Skip all pictures, then print the remaining material exactly.

MATERIAL
-- start --

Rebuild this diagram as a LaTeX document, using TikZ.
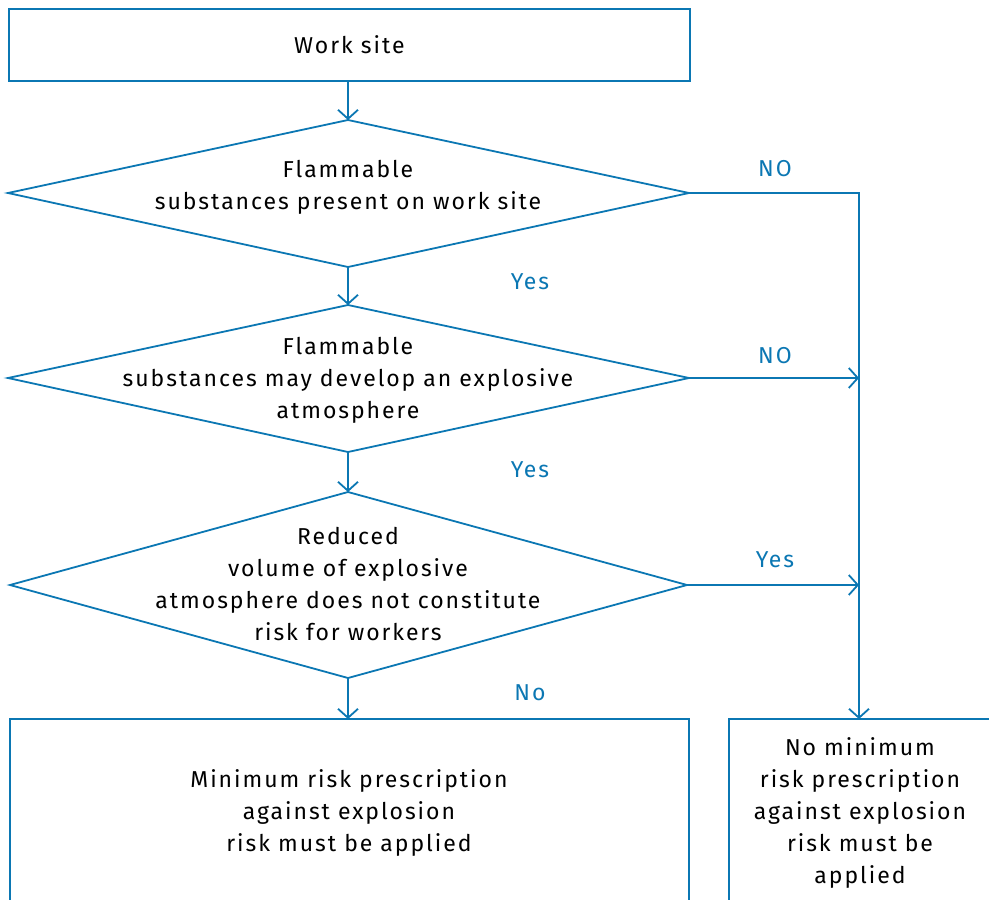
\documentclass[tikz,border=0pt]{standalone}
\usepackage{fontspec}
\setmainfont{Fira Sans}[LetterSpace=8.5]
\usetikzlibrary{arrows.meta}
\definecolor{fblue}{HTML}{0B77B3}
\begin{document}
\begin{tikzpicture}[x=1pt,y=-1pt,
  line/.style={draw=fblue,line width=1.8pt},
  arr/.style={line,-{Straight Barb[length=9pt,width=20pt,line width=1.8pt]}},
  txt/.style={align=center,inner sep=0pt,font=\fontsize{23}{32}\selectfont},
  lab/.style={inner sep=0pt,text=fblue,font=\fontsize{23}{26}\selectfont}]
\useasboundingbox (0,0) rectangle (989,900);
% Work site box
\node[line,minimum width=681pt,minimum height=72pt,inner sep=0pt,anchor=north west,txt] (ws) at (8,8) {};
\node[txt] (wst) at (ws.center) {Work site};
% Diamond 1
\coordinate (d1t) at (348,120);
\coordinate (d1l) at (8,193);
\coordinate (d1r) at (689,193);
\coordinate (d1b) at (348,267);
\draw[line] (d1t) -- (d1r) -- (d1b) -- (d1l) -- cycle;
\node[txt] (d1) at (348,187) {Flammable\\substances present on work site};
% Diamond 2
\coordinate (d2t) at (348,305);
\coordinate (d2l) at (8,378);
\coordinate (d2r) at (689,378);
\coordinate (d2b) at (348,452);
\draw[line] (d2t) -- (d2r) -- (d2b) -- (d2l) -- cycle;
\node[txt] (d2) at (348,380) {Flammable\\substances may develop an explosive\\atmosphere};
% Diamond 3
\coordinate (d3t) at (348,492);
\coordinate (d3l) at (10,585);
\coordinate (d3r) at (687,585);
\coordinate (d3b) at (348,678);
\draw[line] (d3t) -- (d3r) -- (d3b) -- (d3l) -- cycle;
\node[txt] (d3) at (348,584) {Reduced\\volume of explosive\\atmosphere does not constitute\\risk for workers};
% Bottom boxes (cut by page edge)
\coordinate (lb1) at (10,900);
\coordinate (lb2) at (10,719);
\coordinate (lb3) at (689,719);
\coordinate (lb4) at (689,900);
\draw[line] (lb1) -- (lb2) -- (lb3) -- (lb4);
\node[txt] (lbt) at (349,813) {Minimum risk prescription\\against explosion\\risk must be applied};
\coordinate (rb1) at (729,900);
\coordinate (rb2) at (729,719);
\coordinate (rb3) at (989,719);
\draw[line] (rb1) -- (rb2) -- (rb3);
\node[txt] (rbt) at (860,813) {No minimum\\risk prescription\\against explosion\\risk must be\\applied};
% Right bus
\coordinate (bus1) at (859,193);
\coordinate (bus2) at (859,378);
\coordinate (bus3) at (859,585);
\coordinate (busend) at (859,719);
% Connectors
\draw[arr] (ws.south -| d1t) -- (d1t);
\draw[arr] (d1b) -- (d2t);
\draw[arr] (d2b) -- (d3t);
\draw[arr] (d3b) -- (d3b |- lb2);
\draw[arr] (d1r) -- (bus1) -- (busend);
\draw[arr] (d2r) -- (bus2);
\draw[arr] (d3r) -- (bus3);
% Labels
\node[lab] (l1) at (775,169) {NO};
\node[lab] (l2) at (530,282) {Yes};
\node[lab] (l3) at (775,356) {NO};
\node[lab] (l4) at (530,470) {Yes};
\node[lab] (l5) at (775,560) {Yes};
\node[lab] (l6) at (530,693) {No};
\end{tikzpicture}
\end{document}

-- end --

EXERCISE SOLUTION
Rebuild this diagram as a LaTeX document, using TikZ.
\documentclass[tikz,border=0pt]{standalone}
\usepackage{fontspec}
\setmainfont{Fira Sans}[LetterSpace=8.5]
\usetikzlibrary{arrows.meta}
\definecolor{fblue}{HTML}{0B77B3}
\begin{document}
\begin{tikzpicture}[x=1pt,y=-1pt,
  line/.style={draw=fblue,line width=1.8pt},
  arr/.style={line,-{Straight Barb[length=9pt,width=20pt,line width=1.8pt]}},
  txt/.style={align=center,inner sep=0pt,font=\fontsize{23}{32}\selectfont},
  lab/.style={inner sep=0pt,text=fblue,font=\fontsize{23}{26}\selectfont}]
\useasboundingbox (0,0) rectangle (989,900);
% Work site box
\node[line,minimum width=681pt,minimum height=72pt,inner sep=0pt,anchor=north west,txt] (ws) at (8,8) {};
\node[txt] (wst) at (ws.center) {Work site};
% Diamond 1
\coordinate (d1t) at (348,120);
\coordinate (d1l) at (8,193);
\coordinate (d1r) at (689,193);
\coordinate (d1b) at (348,267);
\draw[line] (d1t) -- (d1r) -- (d1b) -- (d1l) -- cycle;
\node[txt] (d1) at (348,187) {Flammable\\substances present on work site};
% Diamond 2
\coordinate (d2t) at (348,305);
\coordinate (d2l) at (8,378);
\coordinate (d2r) at (689,378);
\coordinate (d2b) at (348,452);
\draw[line] (d2t) -- (d2r) -- (d2b) -- (d2l) -- cycle;
\node[txt] (d2) at (348,380) {Flammable\\substances may develop an explosive\\atmosphere};
% Diamond 3
\coordinate (d3t) at (348,492);
\coordinate (d3l) at (10,585);
\coordinate (d3r) at (687,585);
\coordinate (d3b) at (348,678);
\draw[line] (d3t) -- (d3r) -- (d3b) -- (d3l) -- cycle;
\node[txt] (d3) at (348,584) {Reduced\\volume of explosive\\atmosphere does not constitute\\risk for workers};
% Bottom boxes (cut by page edge)
\coordinate (lb1) at (10,900);
\coordinate (lb2) at (10,719);
\coordinate (lb3) at (689,719);
\coordinate (lb4) at (689,900);
\draw[line] (lb1) -- (lb2) -- (lb3) -- (lb4);
\node[txt] (lbt) at (349,813) {Minimum risk prescription\\against explosion\\risk must be applied};
\coordinate (rb1) at (729,900);
\coordinate (rb2) at (729,719);
\coordinate (rb3) at (989,719);
\draw[line] (rb1) -- (rb2) -- (rb3);
\node[txt] (rbt) at (860,813) {No minimum\\risk prescription\\against explosion\\risk must be\\applied};
% Right bus
\coordinate (bus1) at (859,193);
\coordinate (bus2) at (859,378);
\coordinate (bus3) at (859,585);
\coordinate (busend) at (859,719);
% Connectors
\draw[arr] (ws.south -| d1t) -- (d1t);
\draw[arr] (d1b) -- (d2t);
\draw[arr] (d2b) -- (d3t);
\draw[arr] (d3b) -- (d3b |- lb2);
\draw[arr] (d1r) -- (bus1) -- (busend);
\draw[arr] (d2r) -- (bus2);
\draw[arr] (d3r) -- (bus3);
% Labels
\node[lab] (l1) at (775,169) {NO};
\node[lab] (l2) at (530,282) {Yes};
\node[lab] (l3) at (775,356) {NO};
\node[lab] (l4) at (530,470) {Yes};
\node[lab] (l5) at (775,560) {Yes};
\node[lab] (l6) at (530,693) {No};
\end{tikzpicture}
\end{document}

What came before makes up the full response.